Given exercise> List all lines of the data containing the word "with".

Records shown>

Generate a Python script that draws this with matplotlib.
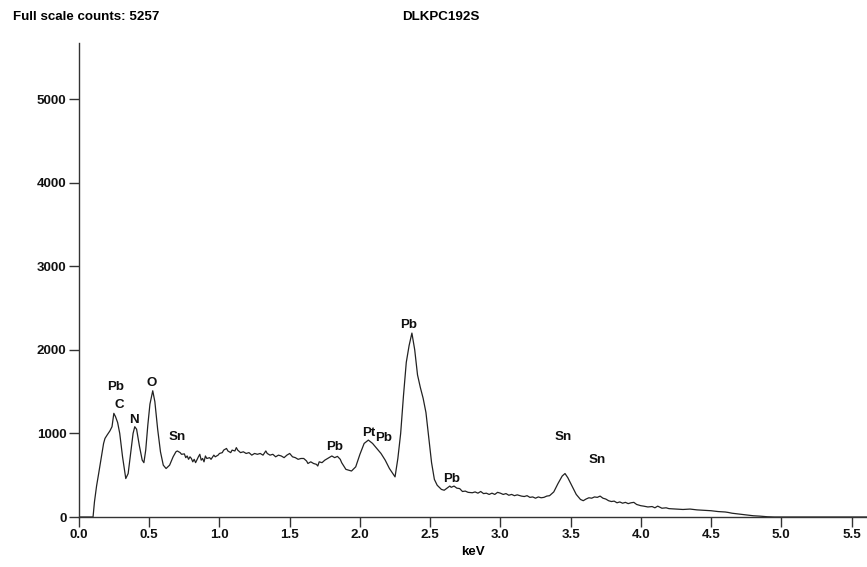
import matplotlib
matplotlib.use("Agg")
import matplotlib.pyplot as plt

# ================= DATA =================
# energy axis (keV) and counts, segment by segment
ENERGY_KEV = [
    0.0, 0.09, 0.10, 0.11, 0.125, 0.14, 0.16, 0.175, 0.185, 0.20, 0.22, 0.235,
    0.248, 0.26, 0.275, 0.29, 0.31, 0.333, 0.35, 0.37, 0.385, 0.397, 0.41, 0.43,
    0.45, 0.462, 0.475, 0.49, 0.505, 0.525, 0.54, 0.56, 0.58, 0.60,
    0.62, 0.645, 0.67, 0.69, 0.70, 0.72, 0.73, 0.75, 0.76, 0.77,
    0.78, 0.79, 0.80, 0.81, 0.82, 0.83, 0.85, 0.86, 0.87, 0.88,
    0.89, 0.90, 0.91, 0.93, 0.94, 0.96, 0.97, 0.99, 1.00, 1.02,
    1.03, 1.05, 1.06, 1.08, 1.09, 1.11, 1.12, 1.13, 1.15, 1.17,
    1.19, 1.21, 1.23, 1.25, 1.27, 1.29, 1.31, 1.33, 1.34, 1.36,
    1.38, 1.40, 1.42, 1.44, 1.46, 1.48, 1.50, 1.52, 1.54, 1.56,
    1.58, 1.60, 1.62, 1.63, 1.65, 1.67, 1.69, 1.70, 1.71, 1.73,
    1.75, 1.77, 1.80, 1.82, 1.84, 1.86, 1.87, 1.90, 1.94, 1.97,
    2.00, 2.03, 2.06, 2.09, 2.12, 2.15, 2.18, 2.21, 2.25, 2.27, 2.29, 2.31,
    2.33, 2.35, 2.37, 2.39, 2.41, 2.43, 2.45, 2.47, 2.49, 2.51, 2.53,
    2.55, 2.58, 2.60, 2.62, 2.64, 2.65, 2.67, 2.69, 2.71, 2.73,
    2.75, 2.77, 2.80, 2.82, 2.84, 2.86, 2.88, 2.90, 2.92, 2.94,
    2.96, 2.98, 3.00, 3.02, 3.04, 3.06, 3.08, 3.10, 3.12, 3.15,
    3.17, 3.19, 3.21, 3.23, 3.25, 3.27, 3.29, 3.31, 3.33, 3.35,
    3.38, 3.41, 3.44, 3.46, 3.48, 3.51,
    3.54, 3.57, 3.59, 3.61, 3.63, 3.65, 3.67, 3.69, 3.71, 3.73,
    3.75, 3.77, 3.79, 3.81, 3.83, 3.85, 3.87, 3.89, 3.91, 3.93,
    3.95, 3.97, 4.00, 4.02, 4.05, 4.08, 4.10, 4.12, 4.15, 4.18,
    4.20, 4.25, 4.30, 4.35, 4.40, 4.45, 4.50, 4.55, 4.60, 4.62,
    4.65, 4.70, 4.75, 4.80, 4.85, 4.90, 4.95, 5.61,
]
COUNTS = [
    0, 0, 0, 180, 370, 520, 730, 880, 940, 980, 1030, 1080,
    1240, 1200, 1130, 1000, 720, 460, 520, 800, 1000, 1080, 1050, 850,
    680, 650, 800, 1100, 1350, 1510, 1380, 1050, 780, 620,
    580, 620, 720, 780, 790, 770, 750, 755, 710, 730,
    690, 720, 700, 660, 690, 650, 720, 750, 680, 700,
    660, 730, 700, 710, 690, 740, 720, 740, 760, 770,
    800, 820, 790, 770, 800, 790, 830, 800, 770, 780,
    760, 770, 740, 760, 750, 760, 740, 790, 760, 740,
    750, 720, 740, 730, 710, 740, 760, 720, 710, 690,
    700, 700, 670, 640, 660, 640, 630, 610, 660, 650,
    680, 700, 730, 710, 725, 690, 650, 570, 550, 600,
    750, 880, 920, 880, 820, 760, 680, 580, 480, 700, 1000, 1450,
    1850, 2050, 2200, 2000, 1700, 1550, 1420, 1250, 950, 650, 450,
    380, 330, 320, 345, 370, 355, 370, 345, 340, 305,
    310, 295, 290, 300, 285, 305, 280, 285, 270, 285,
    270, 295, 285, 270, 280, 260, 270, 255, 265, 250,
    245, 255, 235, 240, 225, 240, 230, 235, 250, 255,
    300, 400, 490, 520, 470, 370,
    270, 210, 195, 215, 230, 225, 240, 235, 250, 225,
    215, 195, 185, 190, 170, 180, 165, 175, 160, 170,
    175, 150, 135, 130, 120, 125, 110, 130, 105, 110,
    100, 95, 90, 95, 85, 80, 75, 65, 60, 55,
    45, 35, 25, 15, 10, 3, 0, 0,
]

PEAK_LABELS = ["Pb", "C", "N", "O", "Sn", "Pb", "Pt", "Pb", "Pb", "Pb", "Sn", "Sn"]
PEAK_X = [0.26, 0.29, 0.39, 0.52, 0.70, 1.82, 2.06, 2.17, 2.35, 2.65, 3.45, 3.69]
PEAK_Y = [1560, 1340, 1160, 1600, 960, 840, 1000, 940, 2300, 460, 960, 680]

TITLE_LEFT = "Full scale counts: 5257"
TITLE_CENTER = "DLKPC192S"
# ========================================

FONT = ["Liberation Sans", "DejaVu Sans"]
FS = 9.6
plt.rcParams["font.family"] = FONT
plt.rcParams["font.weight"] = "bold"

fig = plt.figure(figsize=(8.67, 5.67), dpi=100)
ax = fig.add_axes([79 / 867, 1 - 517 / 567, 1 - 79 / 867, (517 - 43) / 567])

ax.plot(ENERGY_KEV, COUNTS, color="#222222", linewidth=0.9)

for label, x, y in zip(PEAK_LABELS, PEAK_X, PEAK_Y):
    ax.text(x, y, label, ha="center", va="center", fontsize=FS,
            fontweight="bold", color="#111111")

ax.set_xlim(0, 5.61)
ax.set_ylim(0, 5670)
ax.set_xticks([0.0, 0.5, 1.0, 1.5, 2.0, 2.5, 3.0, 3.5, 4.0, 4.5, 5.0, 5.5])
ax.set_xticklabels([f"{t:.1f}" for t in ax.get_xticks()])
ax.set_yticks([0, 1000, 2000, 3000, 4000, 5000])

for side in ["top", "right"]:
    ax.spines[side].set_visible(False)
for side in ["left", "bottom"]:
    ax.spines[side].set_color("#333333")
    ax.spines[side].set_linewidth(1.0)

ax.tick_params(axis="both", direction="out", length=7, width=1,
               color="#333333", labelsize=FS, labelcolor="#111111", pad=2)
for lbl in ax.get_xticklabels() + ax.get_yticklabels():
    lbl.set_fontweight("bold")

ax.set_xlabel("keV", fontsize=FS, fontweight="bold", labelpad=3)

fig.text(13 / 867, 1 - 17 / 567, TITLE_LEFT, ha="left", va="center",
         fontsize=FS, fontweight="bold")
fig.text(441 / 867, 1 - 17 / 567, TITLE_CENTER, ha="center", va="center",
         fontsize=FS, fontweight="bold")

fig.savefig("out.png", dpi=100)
==
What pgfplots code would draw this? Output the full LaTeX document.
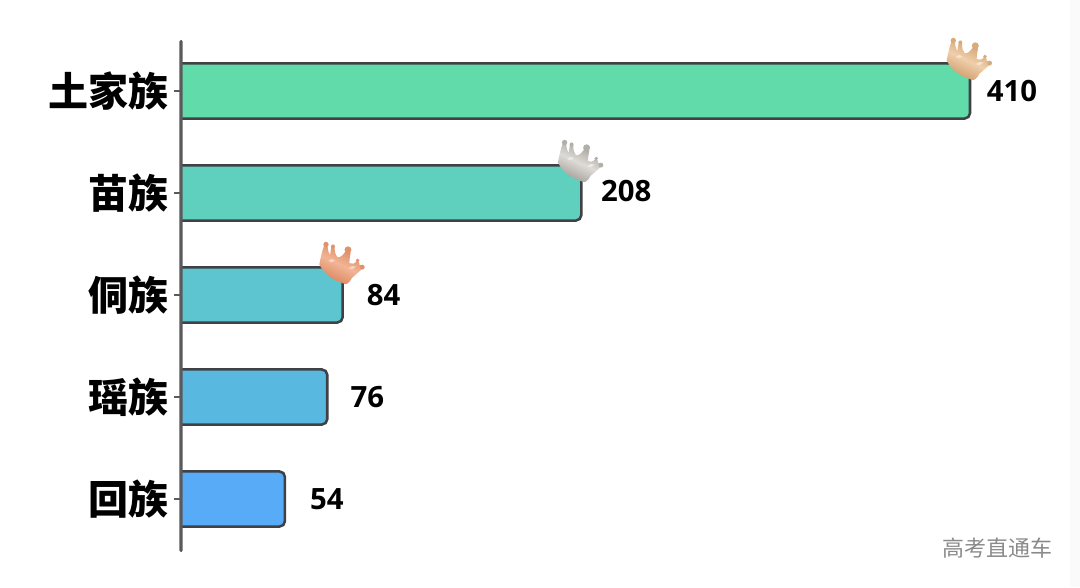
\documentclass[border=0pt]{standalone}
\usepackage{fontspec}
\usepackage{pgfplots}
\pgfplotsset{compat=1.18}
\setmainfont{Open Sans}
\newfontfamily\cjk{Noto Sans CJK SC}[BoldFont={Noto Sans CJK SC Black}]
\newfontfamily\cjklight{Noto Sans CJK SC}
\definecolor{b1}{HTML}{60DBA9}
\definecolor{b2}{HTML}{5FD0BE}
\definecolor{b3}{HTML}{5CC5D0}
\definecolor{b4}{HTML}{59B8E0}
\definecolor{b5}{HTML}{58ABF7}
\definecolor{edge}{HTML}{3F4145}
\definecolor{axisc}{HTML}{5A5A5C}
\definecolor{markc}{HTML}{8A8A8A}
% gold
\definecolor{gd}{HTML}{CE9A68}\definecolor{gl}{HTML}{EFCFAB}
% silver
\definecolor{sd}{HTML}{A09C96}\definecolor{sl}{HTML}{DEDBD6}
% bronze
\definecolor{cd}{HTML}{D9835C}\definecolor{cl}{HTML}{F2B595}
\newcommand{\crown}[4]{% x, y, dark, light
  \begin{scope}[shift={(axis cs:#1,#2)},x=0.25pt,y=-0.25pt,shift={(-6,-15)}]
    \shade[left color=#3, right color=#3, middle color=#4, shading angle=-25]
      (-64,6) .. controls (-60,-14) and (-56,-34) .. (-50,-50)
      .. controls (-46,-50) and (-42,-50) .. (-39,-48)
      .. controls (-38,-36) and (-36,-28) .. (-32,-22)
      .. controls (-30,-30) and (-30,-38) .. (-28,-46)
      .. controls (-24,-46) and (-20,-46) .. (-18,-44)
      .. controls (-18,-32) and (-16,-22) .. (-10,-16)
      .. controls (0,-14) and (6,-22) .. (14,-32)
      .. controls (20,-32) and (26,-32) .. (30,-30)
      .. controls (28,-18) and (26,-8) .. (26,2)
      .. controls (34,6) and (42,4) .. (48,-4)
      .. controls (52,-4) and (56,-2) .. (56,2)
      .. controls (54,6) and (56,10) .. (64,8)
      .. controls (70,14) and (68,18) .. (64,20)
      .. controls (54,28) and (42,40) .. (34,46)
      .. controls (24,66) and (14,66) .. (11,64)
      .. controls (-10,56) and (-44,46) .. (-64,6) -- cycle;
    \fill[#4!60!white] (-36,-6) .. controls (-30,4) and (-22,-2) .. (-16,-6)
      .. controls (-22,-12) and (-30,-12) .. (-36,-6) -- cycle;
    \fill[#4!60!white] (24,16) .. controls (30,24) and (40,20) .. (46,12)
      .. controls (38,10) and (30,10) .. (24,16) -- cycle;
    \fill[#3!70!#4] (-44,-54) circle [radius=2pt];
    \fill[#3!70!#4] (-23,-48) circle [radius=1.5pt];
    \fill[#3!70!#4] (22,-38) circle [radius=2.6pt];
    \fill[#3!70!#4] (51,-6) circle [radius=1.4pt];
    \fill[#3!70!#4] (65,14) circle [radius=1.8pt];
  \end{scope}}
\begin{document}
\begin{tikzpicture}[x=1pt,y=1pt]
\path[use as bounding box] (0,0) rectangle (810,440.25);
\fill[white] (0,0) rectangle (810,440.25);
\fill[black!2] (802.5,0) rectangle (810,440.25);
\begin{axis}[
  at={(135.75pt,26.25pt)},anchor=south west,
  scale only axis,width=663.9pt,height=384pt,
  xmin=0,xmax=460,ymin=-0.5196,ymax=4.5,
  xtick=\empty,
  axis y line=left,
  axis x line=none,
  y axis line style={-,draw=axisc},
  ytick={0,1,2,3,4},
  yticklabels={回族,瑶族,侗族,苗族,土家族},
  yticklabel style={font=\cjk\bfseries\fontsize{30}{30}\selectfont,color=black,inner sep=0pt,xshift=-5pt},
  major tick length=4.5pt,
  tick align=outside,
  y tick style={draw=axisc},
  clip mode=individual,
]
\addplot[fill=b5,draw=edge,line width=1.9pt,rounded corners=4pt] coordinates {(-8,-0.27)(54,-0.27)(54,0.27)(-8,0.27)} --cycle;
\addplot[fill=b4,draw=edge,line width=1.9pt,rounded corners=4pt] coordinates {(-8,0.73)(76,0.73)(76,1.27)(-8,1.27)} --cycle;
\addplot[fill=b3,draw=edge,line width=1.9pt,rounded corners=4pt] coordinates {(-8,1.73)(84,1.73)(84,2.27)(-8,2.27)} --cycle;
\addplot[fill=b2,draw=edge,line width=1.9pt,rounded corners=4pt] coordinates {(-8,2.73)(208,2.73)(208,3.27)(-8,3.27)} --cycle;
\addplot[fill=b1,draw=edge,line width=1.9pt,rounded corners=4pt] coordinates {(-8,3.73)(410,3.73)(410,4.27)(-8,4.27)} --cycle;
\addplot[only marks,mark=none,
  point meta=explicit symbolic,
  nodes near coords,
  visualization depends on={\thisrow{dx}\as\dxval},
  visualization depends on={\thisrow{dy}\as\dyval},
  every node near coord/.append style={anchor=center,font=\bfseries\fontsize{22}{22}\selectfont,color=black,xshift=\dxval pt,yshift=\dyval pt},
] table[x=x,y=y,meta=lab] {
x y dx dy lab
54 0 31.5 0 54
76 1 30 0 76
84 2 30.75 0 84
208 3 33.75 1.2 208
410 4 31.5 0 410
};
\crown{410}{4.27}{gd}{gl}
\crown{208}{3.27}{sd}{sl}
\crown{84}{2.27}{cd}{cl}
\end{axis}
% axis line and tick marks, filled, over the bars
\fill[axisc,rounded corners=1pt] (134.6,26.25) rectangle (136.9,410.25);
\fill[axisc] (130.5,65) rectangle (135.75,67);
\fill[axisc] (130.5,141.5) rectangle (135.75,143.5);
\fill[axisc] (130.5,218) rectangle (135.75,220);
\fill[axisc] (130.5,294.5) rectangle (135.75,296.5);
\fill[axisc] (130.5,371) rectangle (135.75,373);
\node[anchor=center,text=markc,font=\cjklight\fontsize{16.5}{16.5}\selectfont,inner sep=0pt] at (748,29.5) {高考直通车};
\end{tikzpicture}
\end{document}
==
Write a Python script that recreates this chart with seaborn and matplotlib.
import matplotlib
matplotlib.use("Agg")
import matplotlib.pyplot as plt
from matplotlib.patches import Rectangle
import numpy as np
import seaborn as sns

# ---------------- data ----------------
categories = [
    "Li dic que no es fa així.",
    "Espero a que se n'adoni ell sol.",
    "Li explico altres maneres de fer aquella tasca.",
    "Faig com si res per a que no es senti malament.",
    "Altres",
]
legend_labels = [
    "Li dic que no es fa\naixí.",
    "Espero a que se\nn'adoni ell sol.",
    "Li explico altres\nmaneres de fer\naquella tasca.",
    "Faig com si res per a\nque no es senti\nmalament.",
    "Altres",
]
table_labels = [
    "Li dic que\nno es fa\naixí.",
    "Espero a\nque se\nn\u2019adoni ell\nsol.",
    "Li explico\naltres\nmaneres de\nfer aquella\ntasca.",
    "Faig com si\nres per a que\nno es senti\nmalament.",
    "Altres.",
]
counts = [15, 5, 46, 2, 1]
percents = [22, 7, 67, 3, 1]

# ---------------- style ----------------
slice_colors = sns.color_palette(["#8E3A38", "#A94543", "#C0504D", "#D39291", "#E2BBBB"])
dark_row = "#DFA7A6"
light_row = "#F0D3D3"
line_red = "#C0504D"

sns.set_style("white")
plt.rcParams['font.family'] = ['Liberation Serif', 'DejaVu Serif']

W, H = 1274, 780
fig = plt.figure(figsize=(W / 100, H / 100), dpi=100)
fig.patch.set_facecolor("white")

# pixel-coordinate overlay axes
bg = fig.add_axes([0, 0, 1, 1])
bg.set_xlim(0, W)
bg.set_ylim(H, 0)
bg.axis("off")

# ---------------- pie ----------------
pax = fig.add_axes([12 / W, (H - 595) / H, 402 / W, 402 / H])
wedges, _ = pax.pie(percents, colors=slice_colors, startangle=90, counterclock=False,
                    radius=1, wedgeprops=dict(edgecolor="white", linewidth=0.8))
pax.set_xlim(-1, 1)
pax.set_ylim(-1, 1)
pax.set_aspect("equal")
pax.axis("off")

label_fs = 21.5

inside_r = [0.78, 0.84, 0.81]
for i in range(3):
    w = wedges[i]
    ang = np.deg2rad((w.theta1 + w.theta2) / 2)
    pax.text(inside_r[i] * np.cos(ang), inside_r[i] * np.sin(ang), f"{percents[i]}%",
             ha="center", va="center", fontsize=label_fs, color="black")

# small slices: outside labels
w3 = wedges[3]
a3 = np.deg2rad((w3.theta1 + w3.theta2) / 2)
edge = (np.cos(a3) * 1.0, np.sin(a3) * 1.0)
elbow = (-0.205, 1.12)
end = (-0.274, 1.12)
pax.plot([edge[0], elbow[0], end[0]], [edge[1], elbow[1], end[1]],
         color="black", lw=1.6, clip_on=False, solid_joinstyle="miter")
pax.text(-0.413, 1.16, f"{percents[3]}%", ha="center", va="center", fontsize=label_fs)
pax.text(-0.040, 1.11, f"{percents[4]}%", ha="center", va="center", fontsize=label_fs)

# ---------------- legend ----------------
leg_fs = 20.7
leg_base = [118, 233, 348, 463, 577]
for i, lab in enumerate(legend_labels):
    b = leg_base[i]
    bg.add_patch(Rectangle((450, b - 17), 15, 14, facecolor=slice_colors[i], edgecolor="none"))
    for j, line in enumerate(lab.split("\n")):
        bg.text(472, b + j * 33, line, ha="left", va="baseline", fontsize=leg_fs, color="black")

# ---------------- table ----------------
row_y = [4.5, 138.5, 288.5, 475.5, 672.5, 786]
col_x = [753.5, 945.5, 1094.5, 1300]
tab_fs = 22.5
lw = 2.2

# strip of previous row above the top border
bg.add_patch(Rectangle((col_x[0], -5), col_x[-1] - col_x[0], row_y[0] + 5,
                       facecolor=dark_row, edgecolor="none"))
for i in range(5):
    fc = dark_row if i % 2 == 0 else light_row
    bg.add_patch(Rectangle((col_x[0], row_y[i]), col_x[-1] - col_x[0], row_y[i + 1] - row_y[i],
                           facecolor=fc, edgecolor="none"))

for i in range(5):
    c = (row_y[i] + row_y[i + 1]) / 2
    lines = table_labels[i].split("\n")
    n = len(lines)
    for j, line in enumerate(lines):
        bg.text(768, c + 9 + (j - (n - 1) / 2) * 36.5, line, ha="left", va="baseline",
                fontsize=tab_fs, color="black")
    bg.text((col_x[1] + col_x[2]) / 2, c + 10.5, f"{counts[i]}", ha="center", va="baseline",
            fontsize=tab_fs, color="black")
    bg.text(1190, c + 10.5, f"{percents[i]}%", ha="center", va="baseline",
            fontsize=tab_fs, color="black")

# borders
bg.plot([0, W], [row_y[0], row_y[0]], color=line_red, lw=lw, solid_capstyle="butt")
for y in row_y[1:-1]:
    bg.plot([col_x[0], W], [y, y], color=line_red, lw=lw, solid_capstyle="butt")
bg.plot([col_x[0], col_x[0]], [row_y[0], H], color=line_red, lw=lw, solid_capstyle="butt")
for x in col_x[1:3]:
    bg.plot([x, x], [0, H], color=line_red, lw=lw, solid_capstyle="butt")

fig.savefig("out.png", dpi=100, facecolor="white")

Finished answer>
Generate a Python script that draws this with matplotlib.
Write a Python script that recreates this chart with seaborn and matplotlib.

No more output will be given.